Please set down all the lines beneath this one exactly, without the pictures.

____

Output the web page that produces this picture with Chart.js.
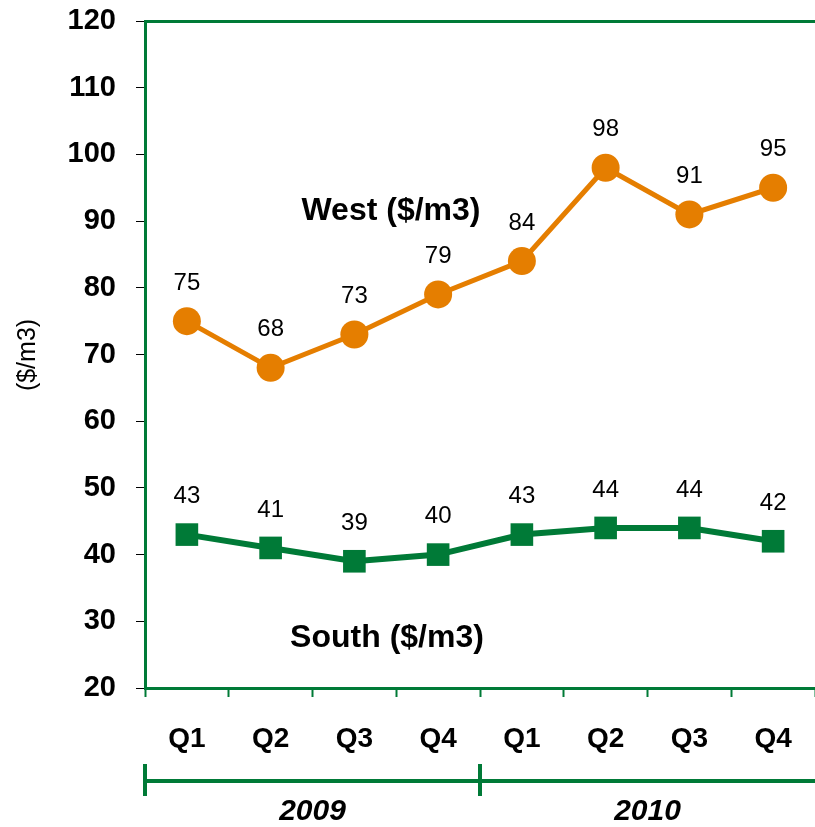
<!DOCTYPE html>
<html>
<head>
<meta charset="utf-8">
<script src="https://cdn.jsdelivr.net/npm/chart.js@4.4.1/dist/chart.umd.min.js"></script>
<style>
  html, body { margin: 0; padding: 0; background: #fff; }
  #wrap { width: 815px; height: 827px; position: relative; }
</style>
</head>
<body>
<div id="wrap"><canvas id="chart"></canvas></div>
<script>
'use strict';

// data
const quarters = ['Q1', 'Q2', 'Q3', 'Q4', 'Q1', 'Q2', 'Q3', 'Q4'];
const years = ['2009', '2010'];
const westPrices = [75, 68, 73, 79, 84, 98, 91, 95];
const southPrices = [43, 41, 39, 40, 43, 44, 44, 42];

const ORANGE = '#E57E00';
const GREEN = '#007A37';
const FONT = "'Liberation Sans', Arial, sans-serif";

// value labels above each point, series names, y title and year brackets
const extras = {
    id: 'extras',
    afterDatasetsDraw(chart) {
        const ctx = chart.ctx;
        const area = chart.chartArea;
        const x = chart.scales.x;
        ctx.save();
        ctx.fillStyle = '#000';
        ctx.textAlign = 'center';
        ctx.textBaseline = 'middle';

        ctx.font = `24px ${FONT}`;
        chart.data.datasets.forEach((ds, i) => {
            chart.getDatasetMeta(i).data.forEach((pt, j) => {
                ctx.fillText(String(ds.data[j]), pt.x, pt.y - 38);
            });
        });

        ctx.font = `bold 32px ${FONT}`;
        ctx.fillText('West ($/m3)', 391, 211);
        ctx.fillText('South ($/m3)', 387, 638);

        // y title
        ctx.save();
        ctx.translate(28, 355);
        ctx.rotate(-Math.PI / 2);
        ctx.font = `25px ${FONT}`;
        ctx.fillText('($/m3)', 0, 0);
        ctx.restore();

        // year brackets
        const lineY = 781;
        const split = (x.getPixelForValue(3) + x.getPixelForValue(4)) / 2;
        ctx.strokeStyle = GREEN;
        ctx.lineWidth = 4;
        ctx.beginPath();
        ctx.moveTo(area.left, lineY);
        ctx.lineTo(chart.width, lineY);
        ctx.moveTo(area.left, lineY - 17);
        ctx.lineTo(area.left, lineY + 15);
        ctx.moveTo(split, lineY - 17);
        ctx.lineTo(split, lineY + 15);
        ctx.stroke();

        ctx.font = `italic bold 30px ${FONT}`;
        ctx.fillText(years[0], (area.left + split) / 2, 812);
        ctx.fillText(years[1], (split + area.right) / 2, 812);
        ctx.restore();
    }
};

new Chart(document.getElementById('chart'), {
    type: 'line',
    data: {
        labels: quarters,
        datasets: [
            {
                label: 'West ($/m3)',
                data: westPrices,
                borderColor: ORANGE,
                backgroundColor: ORANGE,
                borderWidth: 5,
                pointStyle: 'circle',
                pointRadius: 14,
                pointHoverRadius: 14,
                pointBorderWidth: 0,
                tension: 0,
            },
            {
                label: 'South ($/m3)',
                data: southPrices,
                borderColor: GREEN,
                backgroundColor: GREEN,
                borderWidth: 6,
                pointStyle: 'rect',
                pointRadius: 16,
                pointHoverRadius: 16,
                pointBorderWidth: 0,
                tension: 0,
            },
        ],
    },
    options: {
        responsive: true,
        maintainAspectRatio: false,
        animation: false,
        layout: { autoPadding: false, padding: { top: 21, right: 0, bottom: 0, left: 0 } },
        plugins: {
            legend: { display: false },
            tooltip: { enabled: false },
        },
        scales: {
            x: {
                offset: true,
                afterFit: s => {
                    s.height = 139;
                    s.paddingLeft = 0;
                    s.paddingRight = 0;
                },
                border: { color: GREEN, width: 3 },
                grid: {
                    offset: true,
                    drawOnChartArea: false,
                    tickColor: GREEN,
                    tickLength: 9,
                    tickWidth: 2,
                },
                ticks: {
                    color: '#000',
                    padding: 25,
                    font: { family: FONT, size: 28, weight: 'bold' },
                },
            },
            y: {
                min: 20,
                max: 120,
                afterFit: s => {
                    s.width = 145;
                    s.paddingTop = 0;
                    s.paddingBottom = 0;
                },
                border: { color: GREEN, width: 3 },
                grid: {
                    drawOnChartArea: true,
                    color: c => c.tick && c.tick.value === 120 ? GREEN : 'rgba(0,0,0,0)',
                    lineWidth: 3,
                    tickColor: '#000',
                    tickLength: 9,
                    tickWidth: 1,
                },
                ticks: {
                    stepSize: 10,
                    color: '#000',
                    padding: 20,
                    font: { family: FONT, size: 29, weight: 'bold' },
                },
            },
        },
    },
    plugins: [extras],
});
</script>
</body>
</html>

____

# RESULT FOR THIS TASK
Output the web page that produces this picture with Chart.js.
<!DOCTYPE html>
<html>
<head>
<meta charset="utf-8">
<script src="https://cdn.jsdelivr.net/npm/chart.js@4.4.1/dist/chart.umd.min.js"></script>
<style>
  html, body { margin: 0; padding: 0; background: #fff; }
  #wrap { width: 815px; height: 827px; position: relative; }
</style>
</head>
<body>
<div id="wrap"><canvas id="chart"></canvas></div>
<script>
'use strict';

// data
const quarters = ['Q1', 'Q2', 'Q3', 'Q4', 'Q1', 'Q2', 'Q3', 'Q4'];
const years = ['2009', '2010'];
const westPrices = [75, 68, 73, 79, 84, 98, 91, 95];
const southPrices = [43, 41, 39, 40, 43, 44, 44, 42];

const ORANGE = '#E57E00';
const GREEN = '#007A37';
const FONT = "'Liberation Sans', Arial, sans-serif";

// value labels above each point, series names, y title and year brackets
const extras = {
    id: 'extras',
    afterDatasetsDraw(chart) {
        const ctx = chart.ctx;
        const area = chart.chartArea;
        const x = chart.scales.x;
        ctx.save();
        ctx.fillStyle = '#000';
        ctx.textAlign = 'center';
        ctx.textBaseline = 'middle';

        ctx.font = `24px ${FONT}`;
        chart.data.datasets.forEach((ds, i) => {
            chart.getDatasetMeta(i).data.forEach((pt, j) => {
                ctx.fillText(String(ds.data[j]), pt.x, pt.y - 38);
            });
        });

        ctx.font = `bold 32px ${FONT}`;
        ctx.fillText('West ($/m3)', 391, 211);
        ctx.fillText('South ($/m3)', 387, 638);

        // y title
        ctx.save();
        ctx.translate(28, 355);
        ctx.rotate(-Math.PI / 2);
        ctx.font = `25px ${FONT}`;
        ctx.fillText('($/m3)', 0, 0);
        ctx.restore();

        // year brackets
        const lineY = 781;
        const split = (x.getPixelForValue(3) + x.getPixelForValue(4)) / 2;
        ctx.strokeStyle = GREEN;
        ctx.lineWidth = 4;
        ctx.beginPath();
        ctx.moveTo(area.left, lineY);
        ctx.lineTo(chart.width, lineY);
        ctx.moveTo(area.left, lineY - 17);
        ctx.lineTo(area.left, lineY + 15);
        ctx.moveTo(split, lineY - 17);
        ctx.lineTo(split, lineY + 15);
        ctx.stroke();

        ctx.font = `italic bold 30px ${FONT}`;
        ctx.fillText(years[0], (area.left + split) / 2, 812);
        ctx.fillText(years[1], (split + area.right) / 2, 812);
        ctx.restore();
    }
};

new Chart(document.getElementById('chart'), {
    type: 'line',
    data: {
        labels: quarters,
        datasets: [
            {
                label: 'West ($/m3)',
                data: westPrices,
                borderColor: ORANGE,
                backgroundColor: ORANGE,
                borderWidth: 5,
                pointStyle: 'circle',
                pointRadius: 14,
                pointHoverRadius: 14,
                pointBorderWidth: 0,
                tension: 0,
            },
            {
                label: 'South ($/m3)',
                data: southPrices,
                borderColor: GREEN,
                backgroundColor: GREEN,
                borderWidth: 6,
                pointStyle: 'rect',
                pointRadius: 16,
                pointHoverRadius: 16,
                pointBorderWidth: 0,
                tension: 0,
            },
        ],
    },
    options: {
        responsive: true,
        maintainAspectRatio: false,
        animation: false,
        layout: { autoPadding: false, padding: { top: 21, right: 0, bottom: 0, left: 0 } },
        plugins: {
            legend: { display: false },
            tooltip: { enabled: false },
        },
        scales: {
            x: {
                offset: true,
                afterFit: s => {
                    s.height = 139;
                    s.paddingLeft = 0;
                    s.paddingRight = 0;
                },
                border: { color: GREEN, width: 3 },
                grid: {
                    offset: true,
                    drawOnChartArea: false,
                    tickColor: GREEN,
                    tickLength: 9,
                    tickWidth: 2,
                },
                ticks: {
                    color: '#000',
                    padding: 25,
                    font: { family: FONT, size: 28, weight: 'bold' },
                },
            },
            y: {
                min: 20,
                max: 120,
                afterFit: s => {
                    s.width = 145;
                    s.paddingTop = 0;
                    s.paddingBottom = 0;
                },
                border: { color: GREEN, width: 3 },
                grid: {
                    drawOnChartArea: true,
                    color: c => c.tick && c.tick.value === 120 ? GREEN : 'rgba(0,0,0,0)',
                    lineWidth: 3,
                    tickColor: '#000',
                    tickLength: 9,
                    tickWidth: 1,
                },
                ticks: {
                    stepSize: 10,
                    color: '#000',
                    padding: 20,
                    font: { family: FONT, size: 29, weight: 'bold' },
                },
            },
        },
    },
    plugins: [extras],
});
</script>
</body>
</html>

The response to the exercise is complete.